En consecuencia, los asesores sugirieron reaccionar en contra de la Teología de la Liberación tal como e s utilizada en América Latina por el clero a ella vinculado, lo que tal vez explique la reacción del extinto Papa, Karen Wojtyla contra el sacerdote sandinista, Ernesto Cardenal, la desatención a las demandas de Monseñor Oscar Arnulfo Romero a favor del pueblo salvadoreño y las acciones contra el rumbo dado por el padre Pedro Arrupe, a la Compañía de Jesús y el teólogo de la liberación, Leonardo Boff.

Pero también, y de manera más evidente, la aprobación de las Instrucciones redactadas por el actual Papa, Joseph Ratzinger, entonces Cardenal, como prefecto de la Congregación para la Doctrina de la Fe (1984, 1986).

Esas acciones, destinadas a contrarrestar la incidencia de los elementos progresistas en las comunidades religiosas, fueron legitimadas por el Santa Fe II (1988), que enfatizó en la necesidad de “atender la teología de la liberación como doctrina política disfrazada de creencia religiosa con un significado anti-papal y anti-libre empresa”.

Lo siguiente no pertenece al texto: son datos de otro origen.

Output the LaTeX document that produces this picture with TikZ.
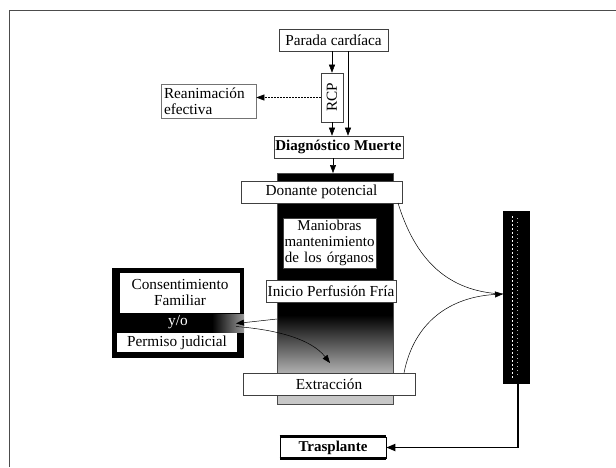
\documentclass[tikz,border=0pt]{standalone}
\usepackage{fontspec}
\setmainfont{Liberation Serif}
\usetikzlibrary{arrows.meta}
\begin{document}
\begin{tikzpicture}[x=1pt,y=-1pt,
  every node/.style={font=\fontsize{15.3}{16}\selectfont},
  box/.style={draw=black!75, fill=white, line width=0.6pt, inner sep=1pt, align=center},
  arr/.style={-{Triangle[length=8pt,width=6pt]}, line width=0.5pt},
  frame/.style={draw=black!70, line width=1.4pt}]
\useasboundingbox (0,0) rectangle (616,467);
% outer frame (open to right and bottom)
\draw[frame] (9.5,467) -- (9.5,10.5) -- (616,10.5);

% dark column
\fill[black] (277,173) rectangle (393,316);
\shade[top color=black, bottom color=black!25] (277,315) rectangle (393,378);
\fill[black!22] (277,377) rectangle (393,404);
\draw[black!70, line width=0.5pt] (277,173) rectangle (393,404);

% left consent block
\fill[black] (112,268) rectangle (244,358);
\shade[left color=black, right color=black!40] (212,314) rectangle (244,332);

% right bar
\fill[black] (503,211) rectangle (530,384);
\draw[white, line width=1pt, dash pattern=on 1.5pt off 2.5pt] (512,216) -- (512,380);
\draw[white!70!black, line width=0.6pt, dash pattern=on 1pt off 3pt] (517,218) -- (517,378);

% nodes
\node[box, minimum width=109, minimum height=22] (parada) at (333.5,40) {Parada cardíaca};
\node[box, minimum width=22, minimum height=49, inner sep=0pt] (rcp) at (332,97.5) {\rotatebox{90}{RCP}};
\node[box, draw=black!55, minimum width=95, minimum height=34, text width=89, align=left, inner sep=0pt] (rean) at (208.5,101) {\fontsize{15.3}{15.5}\selectfont Reanimación\\efectiva};
\node[box, minimum width=129, minimum height=22, font=\fontsize{15}{16}\selectfont\bfseries] (diag) at (338.5,147) {Diagnóstico Muerte};
\node[box, minimum width=161, minimum height=22] (donante) at (321.5,192) {Donante potencial};
\node[box, minimum width=93, minimum height=50, text width=93, inner sep=0pt] (maniobras) at (329.5,243) {\fontsize{15}{15.5}\selectfont Maniobras\\mantenimiento\\de los órganos};
\node[box, minimum width=130, minimum height=22] (inicio) at (331,291) {Inicio Perfusión Fría};
\node[box, minimum width=172, minimum height=22] (extr) at (329,384) {Extracción};
\node[box, draw=none, minimum width=120, minimum height=40, text width=118] (consent) at (180,293) {\fontsize{15.3}{16.5}\selectfont Consentimiento\\Familiar};
\node[text=white, inner sep=0pt] (yo) at (178,322.5) {y/o};
\node[box, draw=none, minimum width=120, minimum height=19] (permiso) at (177,342.5) {Permiso judicial};
\node[box, draw=black, line width=0.6pt, minimum width=106, minimum height=21, font=\fontsize{15}{16}\selectfont\bfseries] (trasp) at (333,447.5) {Trasplante};
\draw[black, line width=3pt] (trasp.north west) -- (trasp.north east);
\draw[black, line width=3pt] (trasp.south west) -- (trasp.south east);

% helper coordinates
\coordinate (pR) at (348,0);
\coordinate (colL1) at (277,319);
\coordinate (yoR1) at (236,323.5);
\coordinate (yoR2) at (236,326.5);
\coordinate (extrT) at (330,363);
\coordinate (donR) at (398,203);
\coordinate (extrR) at (404,373);
\coordinate (barL) at (503,294);
\coordinate (barB) at (518,384);
\coordinate (colT) at (333,173);

% connectors
\draw[arr] (parada.south -| rcp) -- (rcp.north);
\draw[arr] (parada.south -| pR) -- (diag.north -| pR);
\draw[arr, densely dotted] (rcp.west) -- (rcp.west -| rean.east);
\draw[arr] (rcp.south) -- (diag.north -| rcp);
\draw[arr] (diag.south -| colT) -- (colT);
\draw[arr] (colL1) -- (yoR1);
\draw[arr] (yoR2) .. controls (280,330) and (312,340) .. (extrT);
\draw[line width=0.5pt] (donR) .. controls (418,268) and (455,292) .. (barL);
\draw[arr] (extrR) .. controls (414,322) and (450,297) .. (barL);
\draw[-{Triangle[length=9pt,width=7pt]}, line width=1.8pt] (barB) |- (trasp.east);
\end{tikzpicture}
\end{document}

Todo lo anterior estuvo acompañado de la labor del Instituto de Religión y Democracia (IRD), formado por evangélicos y activistas políticos estadounidenses de la tendencia neoconservadora afiliada a la implantación del modelo neoliberal.

El IRD, inaugurado en 1981 para el supuesto “fortalecimiento de los vínculos entre la fe cristiana y los valores democráticos”, se dedica desde entonces al estudio de coyunturas, diseña estrategias de expansión, fomenta misiones en los países latinoamericanos y en el resto del mundo.

En opinión de los especialistas, la gestión de ese ente representa el soporte desde Estados Unidos a los nuevos movimientos de conversión, algunos de ellos verdaderas sectas de muy discutibles creencias, nutridas por obra del creciente desencanto con las religiones tradicionales o por lo que algunos consideran, la crisis de los patrones culturales de occidente.